Dengan demikian, LBGT tidaklah sesuai dengan norma kesusilaan yang terdapat di masyarakat Indonesia yang berketuhanan. Bahkan dalam Undang-Undang Nomor 44 Tahun 2008 tentang Pornografi pasal 1 ayat 1, pengertian dari pornografi adalah gambar, sketsa, ilustrasi, foto, tulisan, suara, bunyi, gambar bergerak, animasi, kartun, percakapan, gerak tubuh, atau bentuk pesan lainnya melalui berbagai bentuk media komunikasi dan/atau pertunjukan di muka umum, yang memuat kecabulan atau eksploitasi seksual yang melanggar norma kesusilaan dalam masyarakat.

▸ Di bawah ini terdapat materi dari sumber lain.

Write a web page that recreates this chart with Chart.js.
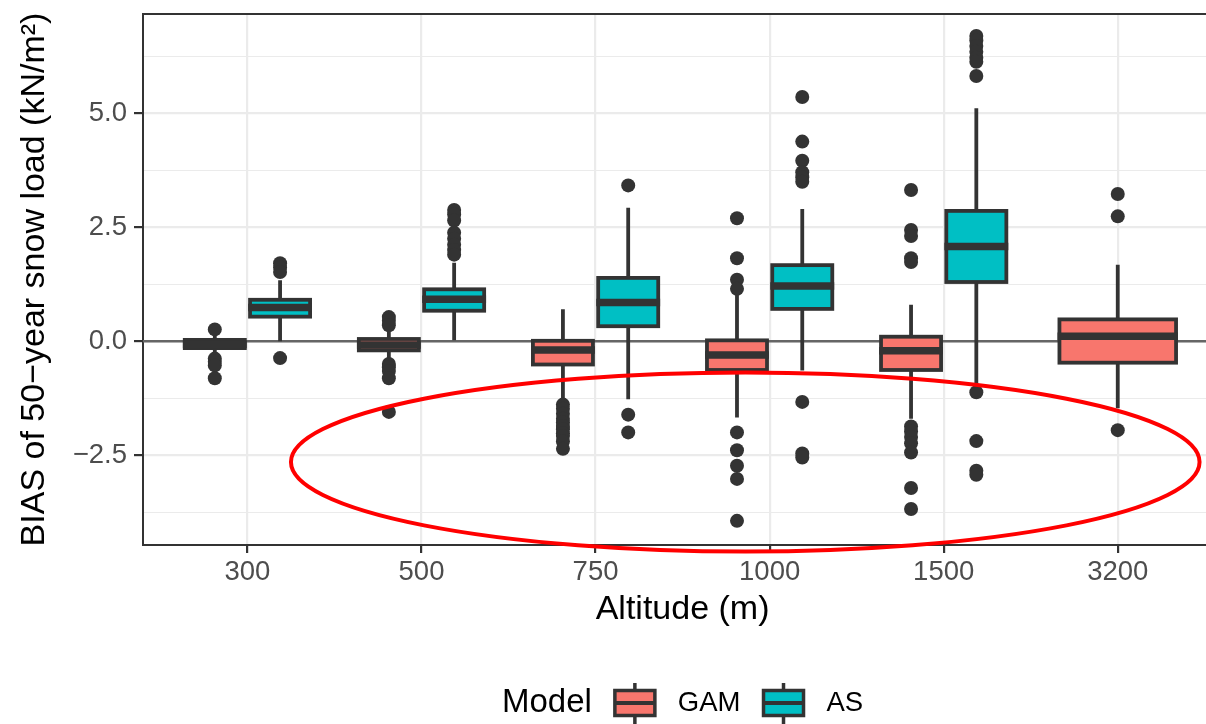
<!DOCTYPE html>
<html>
<head>
<meta charset="utf-8">
<script src="https://cdn.jsdelivr.net/npm/chart.js@4.4.0/dist/chart.umd.min.js"></script>
<style>
  html, body { margin: 0; padding: 0; background: #ffffff; }
</style>
</head>
<body>
<canvas id="chart" width="1206" height="724"></canvas>
<script>
const altitudes = ['300', '500', '750', '1000', '1500', '3200'];

// GAM: whisker ends, hinges and median per altitude
const gamLow = [-0.30, -0.42, -1.32, -1.67, -1.70, -1.47];
const gamQ1 = [-0.15, -0.20, -0.51, -0.63, -0.63, -0.47];
const gamMedian = [-0.07, -0.08, -0.19, -0.30, -0.21, 0.11];
const gamQ3 = [0.03, 0.05, 0.01, 0.02, 0.10, 0.48];
const gamHigh = [0.15, 0.22, 0.70, 1.02, 0.80, 1.68];
const gamOutliers = [
    [0.26, -0.38, -0.45, -0.53, -0.81],
    [0.53, 0.45, 0.35, -0.50, -0.57, -0.65, -0.81, -1.55],
    [-1.39, -1.48, -1.59, -1.70, -1.78, -1.86, -1.93, -2.02, -2.08, -2.20, -2.36],
    [2.70, 1.82, 1.35, 1.15, -2.00, -2.39, -2.73, -3.02, -3.94],
    [3.32, 2.44, 2.31, 1.82, 1.74, -1.87, -1.98, -2.10, -2.24, -2.44, -3.22, -3.68],
    [3.23, 2.74, -1.95]
];

// AS: no box at 3200 m
const asLow = [0.00, 0.02, -1.27, -0.64, -0.95, null];
const asQ1 = [0.54, 0.67, 0.33, 0.71, 1.30, null];
const asMedian = [0.74, 0.92, 0.85, 1.21, 2.08, null];
const asQ3 = [0.91, 1.14, 1.39, 1.67, 2.86, null];
const asHigh = [1.34, 1.72, 2.93, 2.90, 5.11, null];
const asOutliers = [
    [1.71, 1.62, 1.52, -0.37],
    [2.88, 2.78, 2.65, 2.38, 2.25, 2.12, 2.00, 1.90],
    [3.42, -1.61, -2.00],
    [5.36, 4.38, 3.96, 3.71, 3.60, 3.50, -1.33, -2.46, -2.55],
    [6.70, 6.60, 6.48, 6.35, 6.22, 6.13, 5.82, -1.12, -2.19, -2.84, -2.93],
    []
];

const yMajorTicks = [-2.5, 0, 2.5, 5];
const yMinorTicks = [-3.75, -1.25, 1.25, 3.75, 6.25];
const refValue = 0;

// red ellipse annotation, in data units (x = category index)
const ellipseCenter = [3.86, -2.65];
const ellipseRadius = [2.61, 1.965];

const series = [
    { name: 'GAM', color: '#F8766D', low: gamLow, q1: gamQ1, median: gamMedian, q3: gamQ3, high: gamHigh, outliers: gamOutliers },
    { name: 'AS', color: '#00BFC4', low: asLow, q1: asQ1, median: asMedian, q3: asQ3, high: asHigh, outliers: asOutliers }
];

const FONT = "'Liberation Sans', Arial, sans-serif";
const DARK = '#333333';
const dodge = 0.1875;
const dodgedBoxWidth = 0.345;
const singleBoxWidth = 0.67;

const isDodged = (i) => series.every(s => s.q1[i] != null);
const xPos = (si, i) => isDodged(i) ? i + 1 + (si === 0 ? -dodge : dodge) : i + 1;
const isMajor = (v) => yMajorTicks.some(t => Math.abs(t - v) < 1e-9);
// middle of the full panel (ggplot keeps 0.6 of a step on each side)
const panelMid = (altitudes.length + 1) / 2;

const boxplotPlugin = {
    id: 'boxplot',
    beforeDatasetsDraw(chart) {
        const { ctx, chartArea: a, scales: { x, y } } = chart;
        ctx.save();
        ctx.beginPath();
        ctx.rect(a.left, a.top, a.right - a.left, a.bottom - a.top);
        ctx.clip();

        // reference line at zero
        const yRef = y.getPixelForValue(refValue);
        ctx.strokeStyle = '#666666';
        ctx.lineWidth = 2.5;
        ctx.beginPath();
        ctx.moveTo(a.left, yRef);
        ctx.lineTo(a.right, yRef);
        ctx.stroke();

        series.forEach((s, si) => {
            s.q1.forEach((q1, i) => {
                if (q1 == null) return;
                const cx = xPos(si, i);
                const half = (isDodged(i) ? dodgedBoxWidth : singleBoxWidth) / 2;
                const px = x.getPixelForValue(cx);
                const left = x.getPixelForValue(cx - half);
                const right = x.getPixelForValue(cx + half);
                const top = y.getPixelForValue(s.q3[i]);
                const bottom = y.getPixelForValue(q1);

                ctx.strokeStyle = DARK;
                ctx.lineWidth = 3.8;
                ctx.beginPath();
                ctx.moveTo(px, y.getPixelForValue(s.high[i]));
                ctx.lineTo(px, top);
                ctx.moveTo(px, bottom);
                ctx.lineTo(px, y.getPixelForValue(s.low[i]));
                ctx.stroke();

                ctx.fillStyle = s.color;
                ctx.fillRect(left, top, right - left, bottom - top);
                ctx.strokeRect(left, top, right - left, bottom - top);

                const ym = y.getPixelForValue(s.median[i]);
                ctx.lineWidth = 7.5;
                ctx.beginPath();
                ctx.moveTo(left - 1.9, ym);
                ctx.lineTo(right + 1.9, ym);
                ctx.stroke();
            });
        });
        ctx.restore();
    },
    afterDraw(chart) {
        const { ctx, chartArea: a, scales: { x, y } } = chart;
        const mid = x.getPixelForValue(panelMid);
        ctx.save();

        // top edge of the panel border
        ctx.strokeStyle = DARK;
        ctx.lineWidth = 2;
        ctx.beginPath();
        ctx.moveTo(a.left, a.top);
        ctx.lineTo(a.right, a.top);
        ctx.stroke();

        // highlight ellipse
        const ex = x.getPixelForValue(ellipseCenter[0]);
        const ey = y.getPixelForValue(ellipseCenter[1]);
        const rx = x.getPixelForValue(ellipseCenter[0] + ellipseRadius[0]) - ex;
        const ry = ey - y.getPixelForValue(ellipseCenter[1] + ellipseRadius[1]);
        ctx.strokeStyle = '#FF0000';
        ctx.lineWidth = 4;
        ctx.beginPath();
        ctx.ellipse(ex, ey, rx, ry, 0, 0, Math.PI * 2);
        ctx.stroke();

        // x axis title, centred on the full panel
        ctx.fillStyle = '#000000';
        ctx.textBaseline = 'middle';
        ctx.textAlign = 'center';
        ctx.font = '34px ' + FONT;
        ctx.fillText('Altitude (m)', mid, 610);

        // legend: "Model" + box keys
        const ly = 703;
        const keyW = 40, keyH = 25;
        ctx.textAlign = 'left';
        ctx.font = '33px ' + FONT;
        const titleW = ctx.measureText('Model').width;
        ctx.font = '27.5px ' + FONT;
        const labelW = series.map(s => ctx.measureText(s.name).width);
        const total = titleW + series.reduce((acc, s, i) => acc + 23 + keyW + 23 + labelW[i], 0);
        let lx = mid - total / 2;

        ctx.fillStyle = '#000000';
        ctx.font = '33px ' + FONT;
        ctx.fillText('Model', lx, ly);
        lx += titleW + 23;
        series.forEach((s, i) => {
            const kx = lx + keyW / 2;
            ctx.strokeStyle = DARK;
            ctx.lineWidth = 3.5;
            ctx.beginPath();
            ctx.moveTo(kx, ly - 20);
            ctx.lineTo(kx, ly + 24);
            ctx.stroke();
            ctx.fillStyle = s.color;
            ctx.fillRect(lx, ly - keyH / 2, keyW, keyH);
            ctx.strokeRect(lx, ly - keyH / 2, keyW, keyH);
            ctx.lineWidth = 4;
            ctx.beginPath();
            ctx.moveTo(lx, ly);
            ctx.lineTo(lx + keyW, ly);
            ctx.stroke();
            lx += keyW + 23;
            ctx.fillStyle = '#000000';
            ctx.font = '27.5px ' + FONT;
            ctx.fillText(s.name, lx, ly);
            lx += labelW[i] + 23;
        });
        ctx.restore();
    }
};

new Chart(document.getElementById('chart').getContext('2d'), {
    type: 'scatter',
    data: {
        datasets: series.map((s, si) => ({
            label: s.name,
            data: s.outliers.flatMap((vals, i) => vals.map(v => ({ x: xPos(si, i), y: v }))),
            pointRadius: 7,
            pointHoverRadius: 7,
            backgroundColor: DARK,
            borderWidth: 0
        }))
    },
    options: {
        responsive: false,
        animation: false,
        events: [],
        layout: { autoPadding: false, padding: { top: 14, left: 0, right: 0, bottom: 0 } },
        plugins: { legend: { display: false }, tooltip: { enabled: false } },
        scales: {
            x: {
                type: 'linear',
                min: 0.4,
                max: 6.507,
                afterBuildTicks: s => { s.ticks = altitudes.map((a, i) => ({ value: i + 1 })); },
                afterFit: s => { s.height = 179; s.paddingLeft = 0; s.paddingRight = 0; },
                ticks: {
                    callback: v => altitudes[v - 1] ?? '',
                    font: { family: FONT, size: 27.5 },
                    color: '#4D4D4D',
                    padding: 3,
                    maxRotation: 0,
                    autoSkip: false
                },
                grid: { color: '#EBEBEB', lineWidth: 2.2, tickLength: 8, tickColor: DARK, tickWidth: 2.2 },
                border: { display: true, color: DARK, width: 2 }
            },
            y: {
                min: -4.47,
                max: 7.18,
                afterBuildTicks: s => {
                    s.ticks = yMinorTicks.concat(yMajorTicks).sort((p, q) => p - q).map(v => ({ value: v }));
                },
                afterFit: s => { s.width = 143; s.paddingTop = 0; s.paddingBottom = 0; },
                ticks: {
                    callback: v => isMajor(v) ? v.toFixed(1).replace('-', '\u2212') : '',
                    font: { family: FONT, size: 27.5 },
                    color: '#4D4D4D',
                    padding: 7
                },
                grid: {
                    color: '#EBEBEB',
                    lineWidth: c => isMajor(c.tick.value) ? 2.2 : 1.1,
                    tickLength: 9,
                    tickColor: c => isMajor(c.tick.value) ? DARK : 'rgba(0,0,0,0)',
                    tickWidth: 2.2
                },
                border: { display: true, color: DARK, width: 2 },
                title: {
                    display: true,
                    text: 'BIAS of 50\u2212year snow load (kN/m\u00B2)',
                    color: '#000000',
                    font: { family: FONT, size: 34 },
                    padding: { top: 14, bottom: 0 }
                }
            }
        }
    },
    plugins: [boxplotPlugin]
});
</script>
</body>
</html>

Rekomendasi Salimah sebagai Ormas yang peduli terhadap peningkatan kualitas perempuan, anak dan keluarga Indonesia:
1. Mendesak kepada Pemerintah atau Kementerian terkait untuk melakukan pengawasan yang ketat terhadap konten-konten di media sosial, terutama konten yang tidak sesuai dengan norma agama dan norma kesusilaan yang berlaku di Indonesia.
2. Mendesak kepada Pemerintah dan DPR RI untuk segera melanjutkan pembahasan tentang RUU Ketahanan Keluarga, sebagai bentuk salah satu bentuk perlindungan bagi keluarga-keluarga Indonesia.
3. Memastikan tanggungjawab platform media untuk mengintegrasikan etika perlindungan anak dalam layanan sesuai dengan UU PERLINDUNGAN ANAK Pasal 15 bahwa setiap orang berkewajiban melindungi anak dari pengaruh pornografi dan mencegah akses anak terhadap informasi, maka:
a. Negara wajib hadir dalam melakukan perlindungan kepada anak dalam bentuk penguatan kapasitas aparat penegak hukum terkait perlindungan anak, termasuk perlindungan anak di dunia siber.
b. Setiap keluarga wajib melindungi anggota keluarganya dari pengaruh buruk media sosial serta mengembalikan fungsi keluarga sebagai penjaga nilai-nilai luhur bangsa.
c. Masyarakat baik secara individu atau kelompok wajib berperan aktif dalam mengontrol konten media sosial, bekerja sama dengan apparat terkait jika menemukan konten yang membahayakan bangsa.
4. Perlunya edukasi literasi digital dengan melibatkan sekolah, keluarga, masyarakat, media, dan pihak terkait.